On Monday 5 October I attended a talk on British women in Serbia in the First World War. Many of these women are well known in Serbia, although barely known in the UK. Around 3,000 foreign medical workers served in Serbia during the war, of whom approximately 700 were from the Scottish Women's Hospital (SWH). Not all the volunteers were Scottish - they were international - but they were all women.
The SWH is becoming better known as the WWI Centenary progresses. At the outbreak of war Elsie Inglis, an Edinburgh doctor, approached the War Office in Britain and offered to provide a hospital, fully staffed by women, to the British Army. She was told to ‘go home and be still'. She did not. Although the British Government declined the offer, others including the French, Serbian and Russian governments gratefully received it. In total SWH funded and provided fourteen hospitals during the war.
1915 was the worst year of the war for Serbia. At the beginning of the year a terrible typhus epidemic spread rapidly across the country. Despite the enormous risks and dangers the women volunteers already in Serbia remained, and many more came. The death rate amongst medical workers was particularly high. But that was not all. In October 1915, a few months after the epidemic finished, the Central Powers invaded and the Serbian Army was forced into retreat. Again, the women volunteers supported the Serbian Army, travelling with them through the harsh winter conditions. Some, like Flora Sandes, despite having been back in Britain recuperating from illness, returned to Serbia to help.

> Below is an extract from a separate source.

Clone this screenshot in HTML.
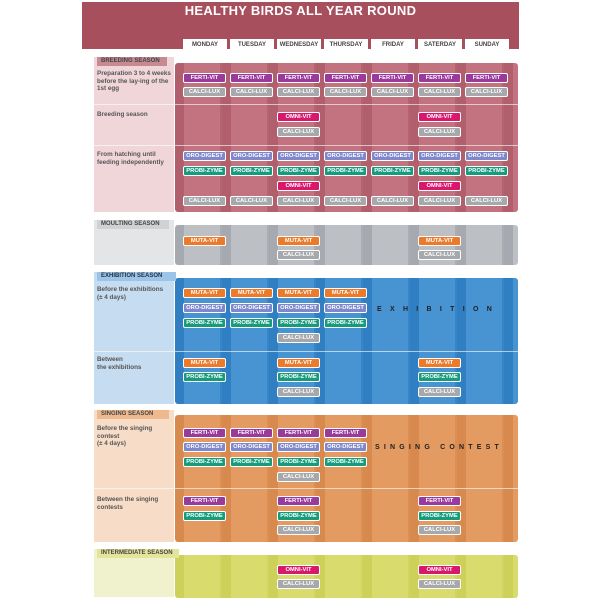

Why did these women give up often comfortable lives, travelling in dangerous conditions to far-off lands and giving their help, and often their lives, for people they did not know? There were many reasons; ranging from an adventure or to use skills not valued in Britain, to simply being useful. Many of them had been involved in the suffrage movement. They varied from women who wanted to be soldiers, such as Flora Sandes, to pacifists such as Mabel Dearmer. They quickly learned to care for the Serbian people, who they communicated with via gestures, second languages, newly learned phrases of Serbian, or via third party interpreters (such as the Austro-Hungarian prisoners, working as medics and hospital orderlies). In return, the Serbian soldiers trusted, valued and loved these women (Mabel Stobbart was known as ‘little mother').
In Serbia, there are monuments to these women. Streets and hospitals are named after them. A drinking fountain commemorates Elsie Inglis, reflecting her particular focus on sanitation. The British Ambassador's residence in Belgrade has also recently been named after her. Every 14 February there is a service in Kragujevac to remember Dr Elizabeth Ross (who died on that day in 1915) and the other women. One hundred years later, they have not been forgotten by the country they helped at such cost.